MSN-02 ジオングとは
ジオングの概要
一年戦争末期、ジオン軍は極秘にニュータイプ専用モビルスーツ「ジオング」を開発しました。この機体の開発にはビショップ計画で得られたデータが活用され、サイコミュシステムが搭載されています。ジオングは純粋な宇宙戦用に設計されており、通常のモビルスーツに見られる歩行ユニットを装着せず、下半身には可変式ロケット・モーターが搭載されています。このロケット・モーターにより、ジオングは高い機動性を誇り、宇宙空間での戦闘に特化しています。また、歩行ユニットの開発も並行して進められており、その場合はロケット・モーターをユニットごと交換する設計が採用されました。
ジオングの固定武装には全身に合計13基のビーム砲が搭載されています。これを稼働させるために、ジェネレーターは通常のモビルスーツの3.8倍のキャパシティを持つ大型設計となっています。この強力な武装により、ジオングは一機で多数の敵を制圧する能力を持っています。コクピットは頭部と胸部の2箇所に配置されており、パイロット2名による運用が可能です。その場合、火器管制(頭部)と機体制御(胸部)を分担しますが、ニュータイプパイロットであれば頭部から全機能をコントロールすることができます。また、頭部は緊急脱出ポッドとしても機能し、パイロットの生存率が高められています。
ジオングは高性能機として開発されましたが、A級ニュータイプの出現と無線誘導型サイコミュ兵装の実用化の見通しが立ったことで、格闘戦の重要性が低下しました。このため、ジオングの研究は本国防空隊の工廠に預けられ、一部のプロジェクトチームが研究を継続しました。ア・バオア・クー戦では、稼働状態にあった3機のうち1機がキシリア・ザビからシャア・アズナブルに与えられ、実戦に投入されました。残りの2機は開発中の歩行ユニットとともに戦火で失われ、シャア機もガンダムとの戦闘で大破しました。実戦投入されたジオングは完成度80%の未完成機であり、上腕部装甲の一部が未装着のままでした。

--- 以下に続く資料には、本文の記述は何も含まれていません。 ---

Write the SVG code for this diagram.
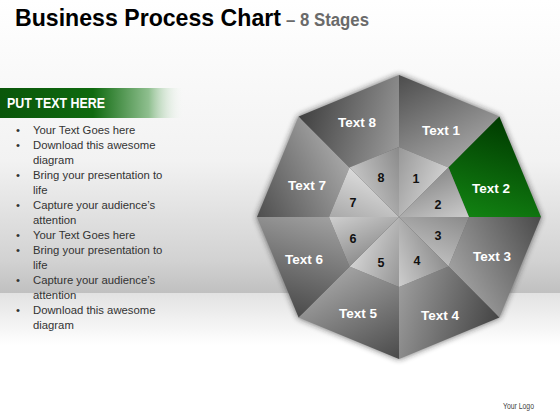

ジオングのコンセプトは、その後のニュータイプ用モビルスーツやモビルアーマーに大きな影響を与えました。例えば、ニュータイプ専用機として開発されたキュベレイやサイコミュシステムを搭載したクシャトリヤなど、多くの機体にその技術と思想が受け継がれています。ジオングは『機動戦士ガンダム』の中で特に重要な役割を果たし、その独自のデザインと高い戦闘能力はファンの間でも高い評価を得ています。
ジオングの登場作品・登場シーン・パイロットなど
機動戦士ガンダム
ジオングはキシリア・ザビから与えられた機体で、シャア・アズナブルが搭乗しました。サイコミュの慣熟が不完全な状態であったものの、シャアはオールレンジ攻撃を駆使し、アムロ・レイのガンダムを激しく攻め立てました。最終的に頭部ユニットまで追い詰められ、自動操縦のガンダムと相打ちになるものの、シャアは寸前のところで脱出に成功しました。この劇的な戦闘シーンは『機動戦士ガンダム』のクライマックスを飾る重要な場面として知られています。
MSV
『MSV(モビルスーツバリエーション)』の設定により、パーフェクト・ジオングが誕生しました。この設定に基づき、本機ジオングと並行して脚部が開発されていたことが明らかになりました。ア・バオア・クー工廠で建造中だった3機のジオング(シャア搭乗機を含む)は、連邦軍の攻撃により脚部を含めてすべて失われました。また、パーフェクト・ジオングの発展系であるMSN-03 ジオングも新たに設定されています。
機動戦士ガンダム戦記 アバンタイトル
『機動戦士ガンダム戦記 アバンタイトル』では、エリク・ブランケがジオングの出撃に立ち会っています。彼は脚がないジオングの姿を見て「あれで正解なのか」と呟いており、このシーンはジオングの特異なデザインとその戦闘能力を強調しています。
機動戦士ガンダム サンダーボルト
『機動戦士ガンダム サンダーボルト』第4巻では、ア・バオア・クーで建造途中だったジオングの2号機、3号機、機番不明機が連邦軍に接収されるシーンが描かれています。OVA版では、2号機と3号機の間に脚部が確認できるシーンが追加されており、ジオングの多様な形態とその未完成な部分が強調されています。